Basic net earnings per share is computed using the weighted average number of common shares outstanding during the period. Diluted net earnings per share is computed using the weighted average number of common shares, and if dilutive, potential common shares outstanding, as determined under the treasury stock and if-converted methods, during the period. Potential common shares consist of common shares issuable upon the exercise of stock options, common shares issuable upon the exercise of warrants and common shares issuable upon conversion of convertible notes.  The following are the share amounts utilized to compute the basic and diluted net earnings per share for the three months ended March 31, 2015 and 2014:

 

   

Three Months Ended

March 31,

 
    2015     2014  
Basic Shares     8,880,450       8,928,400  
Weighted average dilutive securities     2,216,293       1,353,938  
Dilutive Shares     11,096,743       10,282,338  

 

For the three months ended March 31, 2015, weighted average dilutive securities included dilutive options and the warrant and convertible note issued in connection with the acquisition of Autotropolis, Inc. and Cyber Ventures, Inc. (collectively referred to in this Quarterly Report on Form 10-Q as “Cyber”) described below.  For the three months ended March 31, 2014, weighted average dilutive securities included dilutive options and the Cyber warrant. 

 

For the three months ended March 31, 2015, 1.4 million of potentially anti-dilutive shares of common stock have been excluded from the calculation of diluted net earnings per share.  For the three months ended March 31, 2014, 2.1 million of potentially anti-dilutive shares of common stock have been excluded from the calculation of diluted net earnings per share.

 

 On June 7, 2012, the Company announced that its board of directors had authorized the Company to repurchase up to $2.0 million of Company common stock, and on September 17, 2014 the Company announced that the board of directors had approved the repurchase of up to an additional $1.0 million of Company common stock.  The authorization may be increased or otherwise modified, renewed, suspended or terminated by the Company at any time, without prior notice.  The Company may repurchase common stock from time to time on the open market or in private transactions.

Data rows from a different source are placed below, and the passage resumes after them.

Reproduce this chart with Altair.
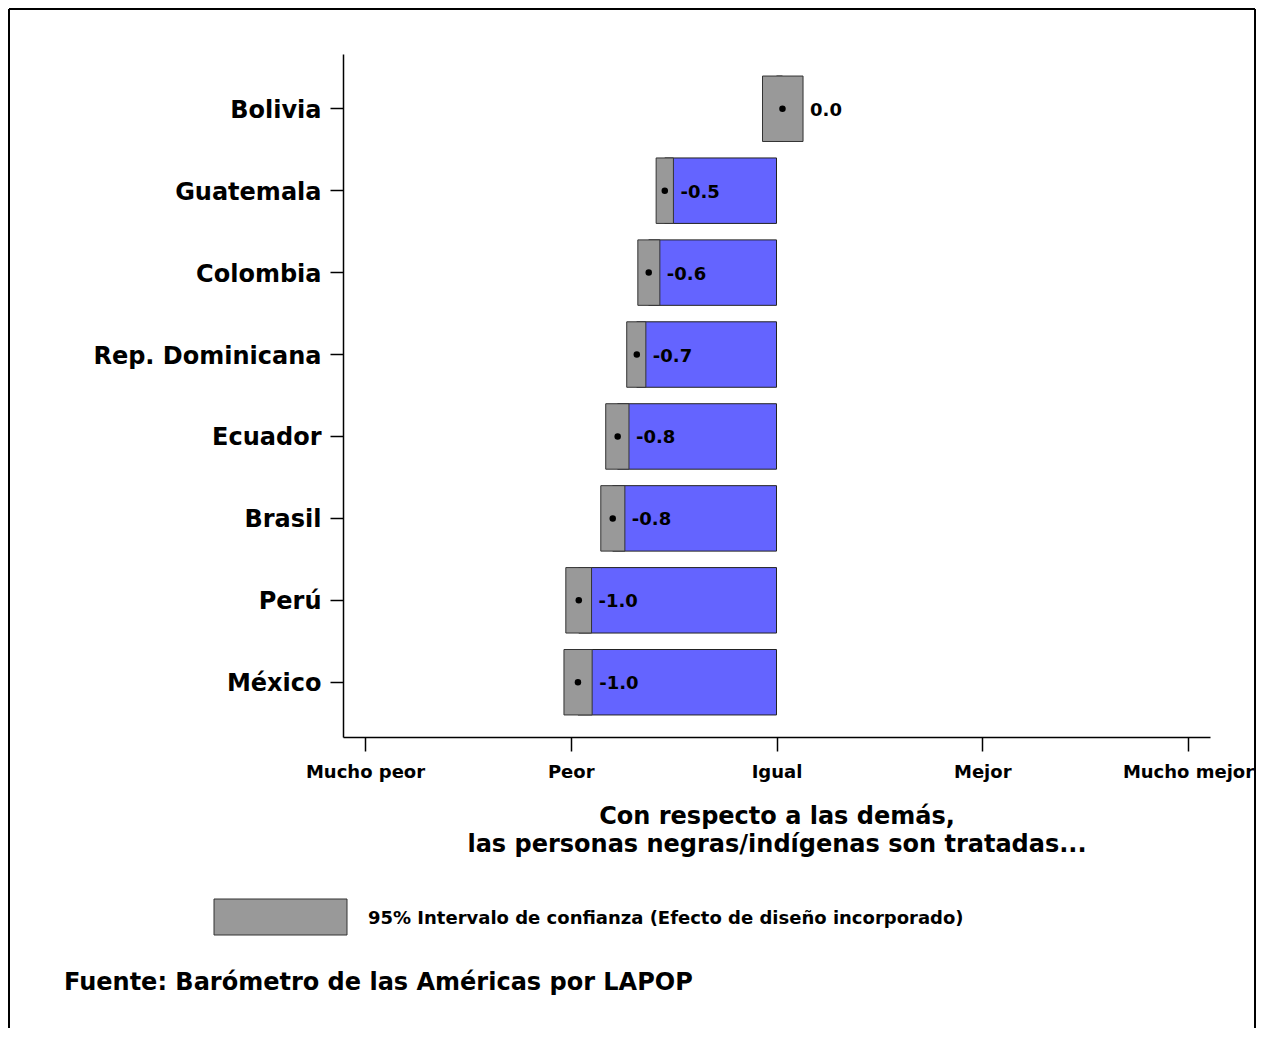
import json
import altair as alt
import pandas as pd

countries = ["Bolivia", "Guatemala", "Colombia", "Rep. Dominicana", "Ecuador", "Brasil", "Perú", "México"]
means = [0.029, -0.543, -0.621, -0.679, -0.772, -0.796, -0.961, -0.965]
ci_low = [-0.068, -0.585, -0.674, -0.728, -0.830, -0.854, -1.024, -1.033]
ci_high = [0.129, -0.501, -0.567, -0.635, -0.717, -0.737, -0.899, -0.896]

tick_values = [-2, -1, 0, 1, 2]
tick_labels = ["Mucho peor", "Peor", "Igual", "Mejor", "Mucho mejor"]

x_title = ["Con respecto a las demás,", "las personas negras/indígenas son tratadas..."]
legend_text = "95% Intervalo de confianza (Efecto de diseño incorporado)"
source_text = "Fuente: Barómetro de las Américas por LAPOP"

FONT = "DejaVu Sans"
BLUE = "#6464ff"
GRAY = "#999999"

df = pd.DataFrame({
    "country": countries,
    "mean": means,
    "lo": ci_low,
    "hi": ci_high,
    "zero": [0.0] * len(countries),
})

W, H = 867, 683

xscale = alt.Scale(domain=[-2.107, 2.107], nice=False, zero=False)
yscale = alt.Scale(paddingInner=0.201, paddingOuter=0.269)

label_expr = json.dumps(tick_labels) + "[round(datum.value) + 2]"

x_axis = alt.Axis(
    values=tick_values,
    labelExpr=label_expr,
    labelFont=FONT, labelFontWeight="bold", labelFontSize=18, labelColor="black",
    labelPadding=12, tickSize=14, tickColor="black", tickWidth=1.5,
    domainColor="black", domainWidth=1.5, grid=False, labelFlush=False,
    title=x_title, titleFont=FONT, titleFontWeight="bold", titleFontSize=24,
    titleColor="black", titlePadding=23, titleLineHeight=28,
)
y_axis = alt.Axis(
    labelFont=FONT, labelFontWeight="bold", labelFontSize=24, labelColor="black",
    labelPadding=9, labelLimit=0, labelOffset=2, tickSize=13, tickColor="black", tickWidth=1.5,
    domainColor="black", domainWidth=1.5, grid=False, title=None,
)

base = alt.Chart(df)

blue = base.mark_bar(color=BLUE, stroke="#222222", strokeWidth=1).encode(
    x=alt.X("mean:Q", scale=xscale, axis=x_axis),
    x2="zero:Q",
    y=alt.Y("country:N", sort=countries, scale=yscale, axis=y_axis),
)

ci = base.mark_bar(color=GRAY, stroke="#333333", strokeWidth=1).encode(
    x=alt.X("lo:Q", scale=xscale),
    x2="hi:Q",
    y=alt.Y("country:N", sort=countries),
)

dots = base.mark_circle(color="black", opacity=1, size=42).encode(
    x=alt.X("mean:Q", scale=xscale),
    y=alt.Y("country:N", sort=countries),
)

labels = base.transform_calculate(
    lbl="replace(format(datum.mean, '.1f'), '\u2212', '-')"
).mark_text(
    align="left", baseline="middle", dx=7, dy=2, font=FONT, fontWeight="bold", fontSize=18, color="black"
).encode(
    x=alt.X("hi:Q", scale=xscale),
    y=alt.Y("country:N", sort=countries),
    text=alt.Text("lbl:N"),
)

one = alt.Chart(pd.DataFrame({"k": [0]}))

frame_left = one.mark_rule(color="black", strokeWidth=2).encode(
    x=alt.value(-334), y=alt.value(-45), y2=alt.value(990))
frame_top = one.mark_rule(color="black", strokeWidth=2).encode(
    x=alt.value(-334), x2=alt.value(912), y=alt.value(-45))
frame_right = one.mark_rule(color="black", strokeWidth=2).encode(
    x=alt.value(912), y=alt.value(-45), y2=alt.value(990))

legend_box = one.mark_rect(color=GRAY, stroke="#333333", strokeWidth=1).encode(
    x=alt.value(-129), x2=alt.value(4), y=alt.value(845), y2=alt.value(881))
legend_lbl = one.mark_text(
    align="left", baseline="alphabetic", font=FONT, fontWeight="bold", fontSize=18, color="black"
).encode(x=alt.value(25), y=alt.value(870), text=alt.value(legend_text))

source = one.mark_text(
    align="left", baseline="alphabetic", font=FONT, fontWeight="bold", fontSize=24, color="black"
).encode(x=alt.value(-279), y=alt.value(936), text=alt.value(source_text))

chart = alt.layer(
    blue, ci, dots, labels,
    frame_left, frame_top, frame_right, legend_box, legend_lbl, source,
).properties(
    width=W, height=H,
    background="white",
    autosize=alt.AutoSizeParams(type="none"),
    padding={"left": 335, "top": 46, "right": 47, "bottom": 291},
).configure_view(stroke=None)

chart.save("out.html", embed_options={"renderer": "svg", "actions": False})
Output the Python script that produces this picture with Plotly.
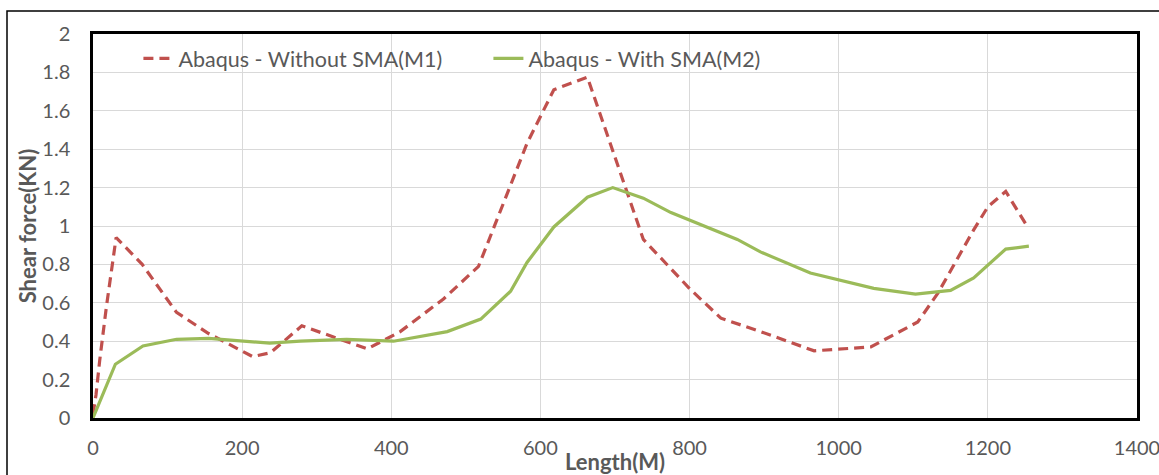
import plotly.graph_objects as go

# Data
m1_length = [0, 4, 9, 18, 31, 66, 112, 155, 214, 238, 280, 325, 368, 412, 470, 517, 582, 618, 663, 738, 801, 842, 895, 967, 1043, 1106, 1133, 1181, 1200, 1224, 1254]
m1_shear = [0.02, 0.12, 0.30, 0.58, 0.94, 0.80, 0.55, 0.44, 0.32, 0.34, 0.48, 0.42, 0.36, 0.45, 0.62, 0.79, 1.43, 1.71, 1.775, 0.93, 0.67, 0.52, 0.45, 0.35, 0.37, 0.50, 0.65, 0.98, 1.10, 1.18, 0.99]

m2_length = [0, 30, 67, 112, 155, 237, 278, 340, 403, 475, 520, 560, 582, 618, 663, 697, 738, 775, 864, 895, 962, 1047, 1103, 1150, 1181, 1204, 1224, 1255]
m2_shear = [0.0, 0.28, 0.375, 0.41, 0.415, 0.39, 0.40, 0.41, 0.40, 0.45, 0.515, 0.66, 0.81, 0.995, 1.15, 1.20, 1.145, 1.07, 0.93, 0.865, 0.755, 0.675, 0.645, 0.665, 0.73, 0.81, 0.88, 0.895]

m1_name = "Abaqus - Without SMA(M1)"
m2_name = "Abaqus - With SMA(M2)"

FONT = "Lato"
GRAY = "#595959"

fig = go.Figure()
fig.add_trace(go.Scatter(x=m1_length, y=m1_shear, mode="lines", name=m1_name,
                         line=dict(color="#C0504D", width=3.2, dash="10px,6px")))
fig.add_trace(go.Scatter(x=m2_length, y=m2_shear, mode="lines", name=m2_name,
                         line=dict(color="#9BBB59", width=3.2)))

fig.update_layout(
    width=1159, height=475,
    margin=dict(l=93, r=22, t=34, b=57),
    paper_bgcolor="white", plot_bgcolor="white",
    font=dict(family=FONT, size=20, color=GRAY),
    showlegend=True,
    legend=dict(orientation="h", x=0.0435, y=0.99, xanchor="left", yanchor="top",
                bgcolor="rgba(0,0,0,0)", font=dict(family=FONT, size=21.5, color=GRAY),
                entrywidth=305, entrywidthmode="pixels"),
    xaxis=dict(range=[0, 1400], dtick=200, tick0=0, showgrid=True, gridcolor="#D9D9D9",
               gridwidth=1, zeroline=False, showline=True, linecolor="black", linewidth=2.5,
               mirror=True, ticks="", ticklabelstandoff=10, automargin=False,
               ticklabeloverflow="allow",
               tickfont=dict(family=FONT, size=20, color=GRAY),
               title=dict(text="<b>Length(M)</b>", font=dict(family=FONT, size=22, color=GRAY), standoff=0)),
    yaxis=dict(range=[0, 2], dtick=0.2, tick0=0, showgrid=True, gridcolor="#D9D9D9",
               gridwidth=1, zeroline=False, showline=True, linecolor="black", linewidth=2.5,
               mirror=True, ticks="", ticklabelstandoff=16, automargin=False,
               ticklabeloverflow="allow",
               tickfont=dict(family=FONT, size=20, color=GRAY),
               title=dict(text="<b>Shear force(KN)</b>", font=dict(family=FONT, size=22, color=GRAY), standoff=0)),
)

# outer chart frame
fig.add_shape(type="rect", xref="paper", yref="paper",
              x0=(7 - 93) / 1044, y0=(418 - 11) / 384, x1=1.05, y1=-0.3,
              line=dict(color="black", width=1.5), fillcolor="rgba(0,0,0,0)", layer="below")

fig.write_html("out.html")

Shares repurchased under this program have been retired and returned to the status of authorized and unissued shares.  The Company funded repurchases and anticipates that the Company would fund future repurchases through the use of available cash. The repurchase authorization does not obligate the Company to repurchase any particular number of shares.  The timing and actual number of repurchases of additional shares, if any, under the Company’s stock repurchase program will depend upon a variety of factors, including price, market conditions, release of quarterly and annual earnings and other legal, regulatory and corporate considerations at the Company’s sole discretion.  The impact of repurchases on the Company’s Tax Benefit Preservation Plan and on the Company’s use of its net operating loss carryovers and other tax attributes if the Company were to experience an “ownership change,” as defined in Section 382 of the Internal Revenue Code, is also a factor that the Company considers in connection with share repurchases.  No shares were repurchased in the quarters ended March 31, 2015 and March 31, 2014.

 

Warrants.  On September 17, 2010 (“Cyber Acquisition Date”), the Company acquired substantially all of the assets of Cyber.   In connection with the acquisition of Cyber, the Company issued to the sellers a warrant to purchase 400,000 shares of Company common stock (“Cyber Warrant”). The Cyber Warrant was valued at $3.15 per share on the Cyber Acquisition Date using an option pricing model with the following key assumptions: risk-free rate of 2.3%, stock price volatility of 77.5% and a term of 8.04 years.  The Cyber Warrant was valued based on historical stock price volatilities of the Company and comparable public companies as of the Cyber Acquisition Date.  The exercise price of the Cyber Warrant is $4.65 per share (as adjusted for stock splits, stock dividends, combinations and other similar events).  The Cyber Warrant became exercisable on September 16, 2013 and expires on the eighth anniversary of the issuance date.   The Cyber Warrant had not been exercised as of March 31, 2015.

 

The AutoUSA Warrant issued in connection with the acquisition described in Note 4 was valued at $7.35 per share for a total value of $0.5 million.  The Company used an option pricing model to determine the value of the AutoUSA Warrant.  Key assumptions used in valuing the AutoUSA Warrant are as follows: risk-free rate of 1.6%, stock price volatility of 65.0% and a term of 5.0 years.  The AutoUSA Warrant was valued based on long-term stock price volatilities of the Company.  The exercise price of the AutoUSA Warrant is $14.30 per share (as adjusted for stock splits, stock dividends, combinations and other similar events).  The AutoUSA Warrant becomes exercisable on the third anniversary of the issuance date and expires on the fifth anniversary of the issuance date.  The right to exercise the AutoUSA Warrant is accelerated in the event of a change in control of the Company.